■ INSTRUCTIONS TO FOLLOW
Omit every picture and return the rest of the data unaltered.

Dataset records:
= = = =

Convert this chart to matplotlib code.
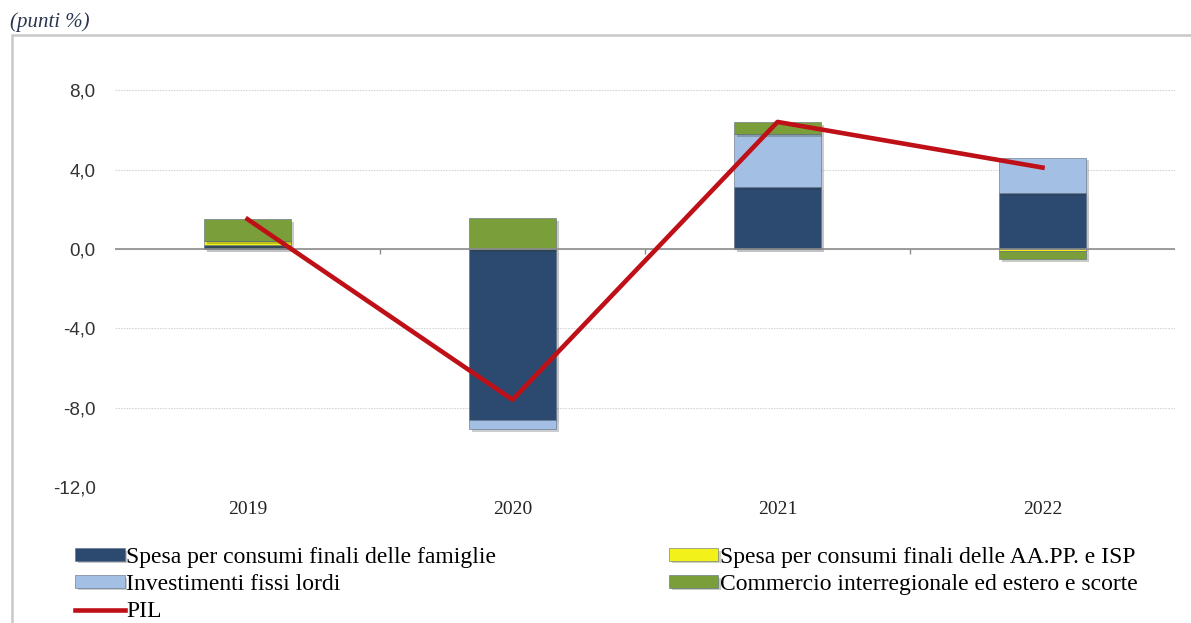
import matplotlib.pyplot as plt
import matplotlib.patheffects as pe
from matplotlib.patches import Rectangle
import numpy as np

# contributi alla crescita del PIL (punti %)
anni = ['2019', '2020', '2021', '2022']
famiglie = [0.2, -8.6, 3.1, 2.8]
aapp_isp = [0.2, 0.0, 0.0, -0.1]
investimenti = [0.0, -0.5, 2.7, 1.8]
commercio = [1.1, 1.55, 0.6, -0.4]
pil = [1.5, -7.6, 6.4, 4.1]

serie = [
    ('Spesa per consumi finali delle famiglie', famiglie, '#2C4A70'),
    ('Spesa per consumi finali delle AA.PP. e ISP', aapp_isp, '#F2F21A'),
    ('Investimenti fissi lordi', investimenti, '#A3BFE3'),
    ('Commercio interregionale ed estero e scorte', commercio, '#7A9E3A'),
]

fig = plt.figure(figsize=(11.91, 6.23), dpi=100)
ax = fig.add_axes([115 / 1191, 136 / 623, 1060 / 1191, 436.5 / 623])

x = np.arange(len(anni))
pos = np.zeros(len(anni))
neg = np.zeros(len(anni))
handles = {}
shadow = [pe.SimplePatchShadow(offset=(2, -2), alpha=0.25), pe.Normal()]
for nome, vals, col in serie:
    vals = np.array(vals)
    base = np.where(vals >= 0, pos, neg)
    b = ax.bar(x, vals, 0.33, bottom=base, color=col, edgecolor='#5a6a80',
               linewidth=0.4, zorder=3, label=nome)
    for p in b:
        p.set_path_effects(shadow)
    handles[nome] = b
    pos = pos + np.where(vals > 0, vals, 0)
    neg = neg + np.where(vals < 0, vals, 0)

linea, = ax.plot(x, pil, color='#BF1018', lw=3.3, zorder=5, label='PIL')

ax.set_xlim(-0.5, 3.5)
ax.set_ylim(-12, 10)
ax.set_yticks([-12, -8, -4, 0, 4, 8])
ax.set_yticklabels(['-12,0', '-8,0', '-4,0', '0,0', '4,0', '8,0'],
                   fontsize=13.5, family='Liberation Sans', color='#333333')
ax.set_xticks(x)
ax.set_xticklabels(anni, fontsize=14, family='Liberation Serif', color='#222222')
ax.tick_params(axis='y', length=0, pad=14)
ax.tick_params(axis='x', length=0, pad=10)
for s in ax.spines.values():
    s.set_visible(False)
ax.grid(axis='y', color='#D6D6D6', linestyle=(0, (1.5, 1)), linewidth=0.8, zorder=0)
ax.axhline(0, color='#8C8C8C', lw=1.2, zorder=4)
ax.vlines([0.5, 1.5, 2.5], -0.25, 0, color='#8C8C8C', lw=1, zorder=4)

# cornice del grafico
fig.patches.append(Rectangle((12 / 1191, -0.2), 1.2, 1.2 - 35 / 623,
                             transform=fig.transFigure, fill=False,
                             edgecolor='#C8C8C8', lw=1.8))
fig.text(10 / 1191, 1 - 22 / 623, '(punti %)', fontsize=15, style='italic',
         family='Liberation Serif', color='#2A3550', va='center')

h = [handles['Spesa per consumi finali delle famiglie'],
     handles['Investimenti fissi lordi'], linea,
     handles['Spesa per consumi finali delle AA.PP. e ISP'],
     handles['Commercio interregionale ed estero e scorte']]
lab = ['Spesa per consumi finali delle famiglie', 'Investimenti fissi lordi', 'PIL',
       'Spesa per consumi finali delle AA.PP. e ISP',
       'Commercio interregionale ed estero e scorte']
fig.legend(h, lab, loc='upper left', bbox_to_anchor=(75 / 1191, 1 - 547 / 623),
           ncol=2, frameon=False, prop={'family': 'Liberation Serif', 'size': 17},
           handlelength=2.1, handleheight=0.42, handletextpad=0.08,
           columnspacing=7.3, labelspacing=0.25, borderpad=0, borderaxespad=0)

fig.savefig('out.png', dpi=100)
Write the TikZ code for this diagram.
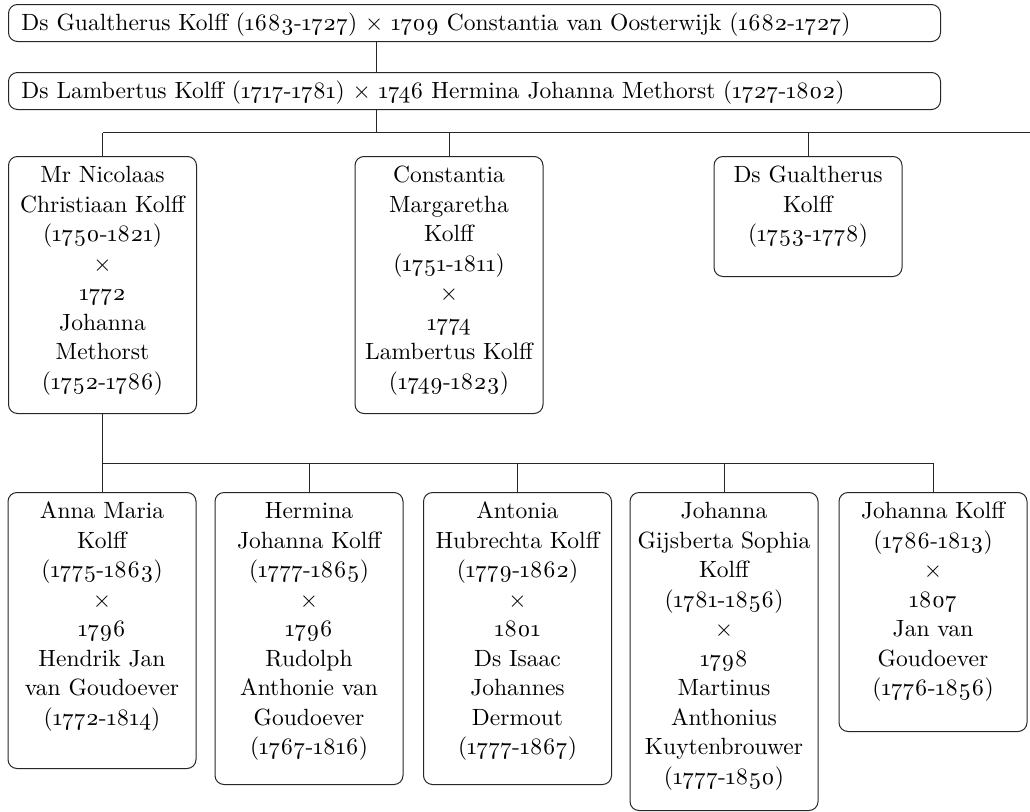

= = = =

■ EXERCISE SOLUTION
Convert this chart to matplotlib code.
import matplotlib.pyplot as plt
import matplotlib.patheffects as pe
from matplotlib.patches import Rectangle
import numpy as np

# contributi alla crescita del PIL (punti %)
anni = ['2019', '2020', '2021', '2022']
famiglie = [0.2, -8.6, 3.1, 2.8]
aapp_isp = [0.2, 0.0, 0.0, -0.1]
investimenti = [0.0, -0.5, 2.7, 1.8]
commercio = [1.1, 1.55, 0.6, -0.4]
pil = [1.5, -7.6, 6.4, 4.1]

serie = [
    ('Spesa per consumi finali delle famiglie', famiglie, '#2C4A70'),
    ('Spesa per consumi finali delle AA.PP. e ISP', aapp_isp, '#F2F21A'),
    ('Investimenti fissi lordi', investimenti, '#A3BFE3'),
    ('Commercio interregionale ed estero e scorte', commercio, '#7A9E3A'),
]

fig = plt.figure(figsize=(11.91, 6.23), dpi=100)
ax = fig.add_axes([115 / 1191, 136 / 623, 1060 / 1191, 436.5 / 623])

x = np.arange(len(anni))
pos = np.zeros(len(anni))
neg = np.zeros(len(anni))
handles = {}
shadow = [pe.SimplePatchShadow(offset=(2, -2), alpha=0.25), pe.Normal()]
for nome, vals, col in serie:
    vals = np.array(vals)
    base = np.where(vals >= 0, pos, neg)
    b = ax.bar(x, vals, 0.33, bottom=base, color=col, edgecolor='#5a6a80',
               linewidth=0.4, zorder=3, label=nome)
    for p in b:
        p.set_path_effects(shadow)
    handles[nome] = b
    pos = pos + np.where(vals > 0, vals, 0)
    neg = neg + np.where(vals < 0, vals, 0)

linea, = ax.plot(x, pil, color='#BF1018', lw=3.3, zorder=5, label='PIL')

ax.set_xlim(-0.5, 3.5)
ax.set_ylim(-12, 10)
ax.set_yticks([-12, -8, -4, 0, 4, 8])
ax.set_yticklabels(['-12,0', '-8,0', '-4,0', '0,0', '4,0', '8,0'],
                   fontsize=13.5, family='Liberation Sans', color='#333333')
ax.set_xticks(x)
ax.set_xticklabels(anni, fontsize=14, family='Liberation Serif', color='#222222')
ax.tick_params(axis='y', length=0, pad=14)
ax.tick_params(axis='x', length=0, pad=10)
for s in ax.spines.values():
    s.set_visible(False)
ax.grid(axis='y', color='#D6D6D6', linestyle=(0, (1.5, 1)), linewidth=0.8, zorder=0)
ax.axhline(0, color='#8C8C8C', lw=1.2, zorder=4)
ax.vlines([0.5, 1.5, 2.5], -0.25, 0, color='#8C8C8C', lw=1, zorder=4)

# cornice del grafico
fig.patches.append(Rectangle((12 / 1191, -0.2), 1.2, 1.2 - 35 / 623,
                             transform=fig.transFigure, fill=False,
                             edgecolor='#C8C8C8', lw=1.8))
fig.text(10 / 1191, 1 - 22 / 623, '(punti %)', fontsize=15, style='italic',
         family='Liberation Serif', color='#2A3550', va='center')

h = [handles['Spesa per consumi finali delle famiglie'],
     handles['Investimenti fissi lordi'], linea,
     handles['Spesa per consumi finali delle AA.PP. e ISP'],
     handles['Commercio interregionale ed estero e scorte']]
lab = ['Spesa per consumi finali delle famiglie', 'Investimenti fissi lordi', 'PIL',
       'Spesa per consumi finali delle AA.PP. e ISP',
       'Commercio interregionale ed estero e scorte']
fig.legend(h, lab, loc='upper left', bbox_to_anchor=(75 / 1191, 1 - 547 / 623),
           ncol=2, frameon=False, prop={'family': 'Liberation Serif', 'size': 17},
           handlelength=2.1, handleheight=0.42, handletextpad=0.08,
           columnspacing=7.3, labelspacing=0.25, borderpad=0, borderaxespad=0)

fig.savefig('out.png', dpi=100)
Write the TikZ code for this diagram.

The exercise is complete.